▶ **EXERCISE**: What follows is a listing. Return every line of it exactly.
◆ ◆ ◆ ◆ ◆
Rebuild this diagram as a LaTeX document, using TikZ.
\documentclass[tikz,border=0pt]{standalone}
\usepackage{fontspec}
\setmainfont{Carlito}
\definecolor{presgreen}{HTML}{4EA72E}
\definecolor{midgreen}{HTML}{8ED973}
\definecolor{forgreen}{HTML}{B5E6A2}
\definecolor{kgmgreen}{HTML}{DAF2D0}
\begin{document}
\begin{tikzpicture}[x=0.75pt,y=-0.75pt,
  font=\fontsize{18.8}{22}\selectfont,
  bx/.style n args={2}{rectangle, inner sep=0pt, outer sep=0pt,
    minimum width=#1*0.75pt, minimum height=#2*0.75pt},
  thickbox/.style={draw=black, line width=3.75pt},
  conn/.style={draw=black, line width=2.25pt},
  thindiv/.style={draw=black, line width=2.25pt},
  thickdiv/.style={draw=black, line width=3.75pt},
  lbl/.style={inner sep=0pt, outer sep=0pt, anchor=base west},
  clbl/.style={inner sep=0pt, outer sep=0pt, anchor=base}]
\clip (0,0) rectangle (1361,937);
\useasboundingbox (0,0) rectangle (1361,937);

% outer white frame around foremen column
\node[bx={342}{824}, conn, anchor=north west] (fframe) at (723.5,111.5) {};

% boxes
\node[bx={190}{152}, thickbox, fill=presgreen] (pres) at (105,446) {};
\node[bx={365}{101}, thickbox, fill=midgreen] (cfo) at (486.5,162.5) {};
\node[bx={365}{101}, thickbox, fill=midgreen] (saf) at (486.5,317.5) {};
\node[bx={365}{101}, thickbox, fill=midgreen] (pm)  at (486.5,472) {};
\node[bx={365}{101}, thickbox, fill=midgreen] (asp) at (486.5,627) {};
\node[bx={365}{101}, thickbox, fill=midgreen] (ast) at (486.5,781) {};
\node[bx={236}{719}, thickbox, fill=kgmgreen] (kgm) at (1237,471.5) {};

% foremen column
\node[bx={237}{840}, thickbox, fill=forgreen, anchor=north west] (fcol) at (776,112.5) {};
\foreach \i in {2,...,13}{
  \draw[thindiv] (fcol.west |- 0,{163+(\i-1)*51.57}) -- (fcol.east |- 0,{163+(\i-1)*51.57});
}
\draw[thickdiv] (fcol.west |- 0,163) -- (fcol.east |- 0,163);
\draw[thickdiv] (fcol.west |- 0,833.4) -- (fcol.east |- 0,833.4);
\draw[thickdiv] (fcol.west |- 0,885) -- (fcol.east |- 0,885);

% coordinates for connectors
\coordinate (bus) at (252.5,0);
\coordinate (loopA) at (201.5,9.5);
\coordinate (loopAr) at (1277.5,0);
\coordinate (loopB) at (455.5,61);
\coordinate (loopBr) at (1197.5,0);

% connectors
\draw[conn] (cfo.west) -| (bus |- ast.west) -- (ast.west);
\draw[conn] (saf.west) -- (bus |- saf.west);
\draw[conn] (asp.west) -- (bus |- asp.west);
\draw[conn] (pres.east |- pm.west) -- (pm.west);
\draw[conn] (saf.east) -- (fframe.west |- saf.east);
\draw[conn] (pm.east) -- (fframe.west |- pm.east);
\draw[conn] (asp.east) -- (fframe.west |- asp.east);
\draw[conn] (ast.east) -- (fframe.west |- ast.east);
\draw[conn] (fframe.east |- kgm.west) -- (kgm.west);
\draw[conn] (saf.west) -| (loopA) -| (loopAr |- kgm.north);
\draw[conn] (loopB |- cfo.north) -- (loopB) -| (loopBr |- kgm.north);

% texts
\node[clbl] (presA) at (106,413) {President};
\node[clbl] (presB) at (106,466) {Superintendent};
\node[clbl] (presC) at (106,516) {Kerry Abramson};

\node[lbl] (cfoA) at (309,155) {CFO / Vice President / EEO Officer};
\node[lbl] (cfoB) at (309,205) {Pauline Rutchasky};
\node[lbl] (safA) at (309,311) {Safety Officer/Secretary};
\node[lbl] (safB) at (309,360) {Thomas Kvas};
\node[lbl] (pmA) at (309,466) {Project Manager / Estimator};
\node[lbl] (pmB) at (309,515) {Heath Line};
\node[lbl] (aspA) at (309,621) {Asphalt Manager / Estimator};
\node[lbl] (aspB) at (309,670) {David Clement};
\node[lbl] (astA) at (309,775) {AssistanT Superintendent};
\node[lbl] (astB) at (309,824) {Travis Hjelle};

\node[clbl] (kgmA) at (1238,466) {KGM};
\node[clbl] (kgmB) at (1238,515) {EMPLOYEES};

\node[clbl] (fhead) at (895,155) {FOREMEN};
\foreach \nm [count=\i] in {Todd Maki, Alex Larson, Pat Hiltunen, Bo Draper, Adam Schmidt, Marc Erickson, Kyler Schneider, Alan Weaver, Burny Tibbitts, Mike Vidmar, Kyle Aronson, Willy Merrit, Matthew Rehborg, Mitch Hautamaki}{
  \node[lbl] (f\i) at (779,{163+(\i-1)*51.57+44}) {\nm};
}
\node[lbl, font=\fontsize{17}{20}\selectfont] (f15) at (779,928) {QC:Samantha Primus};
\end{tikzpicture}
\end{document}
◆ ◆ ◆ ◆ ◆
▶ **TASK RESULT**:
Rebuild this diagram as a LaTeX document, using TikZ.
\documentclass[tikz,border=0pt]{standalone}
\usepackage{fontspec}
\setmainfont{Carlito}
\definecolor{presgreen}{HTML}{4EA72E}
\definecolor{midgreen}{HTML}{8ED973}
\definecolor{forgreen}{HTML}{B5E6A2}
\definecolor{kgmgreen}{HTML}{DAF2D0}
\begin{document}
\begin{tikzpicture}[x=0.75pt,y=-0.75pt,
  font=\fontsize{18.8}{22}\selectfont,
  bx/.style n args={2}{rectangle, inner sep=0pt, outer sep=0pt,
    minimum width=#1*0.75pt, minimum height=#2*0.75pt},
  thickbox/.style={draw=black, line width=3.75pt},
  conn/.style={draw=black, line width=2.25pt},
  thindiv/.style={draw=black, line width=2.25pt},
  thickdiv/.style={draw=black, line width=3.75pt},
  lbl/.style={inner sep=0pt, outer sep=0pt, anchor=base west},
  clbl/.style={inner sep=0pt, outer sep=0pt, anchor=base}]
\clip (0,0) rectangle (1361,937);
\useasboundingbox (0,0) rectangle (1361,937);

% outer white frame around foremen column
\node[bx={342}{824}, conn, anchor=north west] (fframe) at (723.5,111.5) {};

% boxes
\node[bx={190}{152}, thickbox, fill=presgreen] (pres) at (105,446) {};
\node[bx={365}{101}, thickbox, fill=midgreen] (cfo) at (486.5,162.5) {};
\node[bx={365}{101}, thickbox, fill=midgreen] (saf) at (486.5,317.5) {};
\node[bx={365}{101}, thickbox, fill=midgreen] (pm)  at (486.5,472) {};
\node[bx={365}{101}, thickbox, fill=midgreen] (asp) at (486.5,627) {};
\node[bx={365}{101}, thickbox, fill=midgreen] (ast) at (486.5,781) {};
\node[bx={236}{719}, thickbox, fill=kgmgreen] (kgm) at (1237,471.5) {};

% foremen column
\node[bx={237}{840}, thickbox, fill=forgreen, anchor=north west] (fcol) at (776,112.5) {};
\foreach \i in {2,...,13}{
  \draw[thindiv] (fcol.west |- 0,{163+(\i-1)*51.57}) -- (fcol.east |- 0,{163+(\i-1)*51.57});
}
\draw[thickdiv] (fcol.west |- 0,163) -- (fcol.east |- 0,163);
\draw[thickdiv] (fcol.west |- 0,833.4) -- (fcol.east |- 0,833.4);
\draw[thickdiv] (fcol.west |- 0,885) -- (fcol.east |- 0,885);

% coordinates for connectors
\coordinate (bus) at (252.5,0);
\coordinate (loopA) at (201.5,9.5);
\coordinate (loopAr) at (1277.5,0);
\coordinate (loopB) at (455.5,61);
\coordinate (loopBr) at (1197.5,0);

% connectors
\draw[conn] (cfo.west) -| (bus |- ast.west) -- (ast.west);
\draw[conn] (saf.west) -- (bus |- saf.west);
\draw[conn] (asp.west) -- (bus |- asp.west);
\draw[conn] (pres.east |- pm.west) -- (pm.west);
\draw[conn] (saf.east) -- (fframe.west |- saf.east);
\draw[conn] (pm.east) -- (fframe.west |- pm.east);
\draw[conn] (asp.east) -- (fframe.west |- asp.east);
\draw[conn] (ast.east) -- (fframe.west |- ast.east);
\draw[conn] (fframe.east |- kgm.west) -- (kgm.west);
\draw[conn] (saf.west) -| (loopA) -| (loopAr |- kgm.north);
\draw[conn] (loopB |- cfo.north) -- (loopB) -| (loopBr |- kgm.north);

% texts
\node[clbl] (presA) at (106,413) {President};
\node[clbl] (presB) at (106,466) {Superintendent};
\node[clbl] (presC) at (106,516) {Kerry Abramson};

\node[lbl] (cfoA) at (309,155) {CFO / Vice President / EEO Officer};
\node[lbl] (cfoB) at (309,205) {Pauline Rutchasky};
\node[lbl] (safA) at (309,311) {Safety Officer/Secretary};
\node[lbl] (safB) at (309,360) {Thomas Kvas};
\node[lbl] (pmA) at (309,466) {Project Manager / Estimator};
\node[lbl] (pmB) at (309,515) {Heath Line};
\node[lbl] (aspA) at (309,621) {Asphalt Manager / Estimator};
\node[lbl] (aspB) at (309,670) {David Clement};
\node[lbl] (astA) at (309,775) {AssistanT Superintendent};
\node[lbl] (astB) at (309,824) {Travis Hjelle};

\node[clbl] (kgmA) at (1238,466) {KGM};
\node[clbl] (kgmB) at (1238,515) {EMPLOYEES};

\node[clbl] (fhead) at (895,155) {FOREMEN};
\foreach \nm [count=\i] in {Todd Maki, Alex Larson, Pat Hiltunen, Bo Draper, Adam Schmidt, Marc Erickson, Kyler Schneider, Alan Weaver, Burny Tibbitts, Mike Vidmar, Kyle Aronson, Willy Merrit, Matthew Rehborg, Mitch Hautamaki}{
  \node[lbl] (f\i) at (779,{163+(\i-1)*51.57+44}) {\nm};
}
\node[lbl, font=\fontsize{17}{20}\selectfont] (f15) at (779,928) {QC:Samantha Primus};
\end{tikzpicture}
\end{document}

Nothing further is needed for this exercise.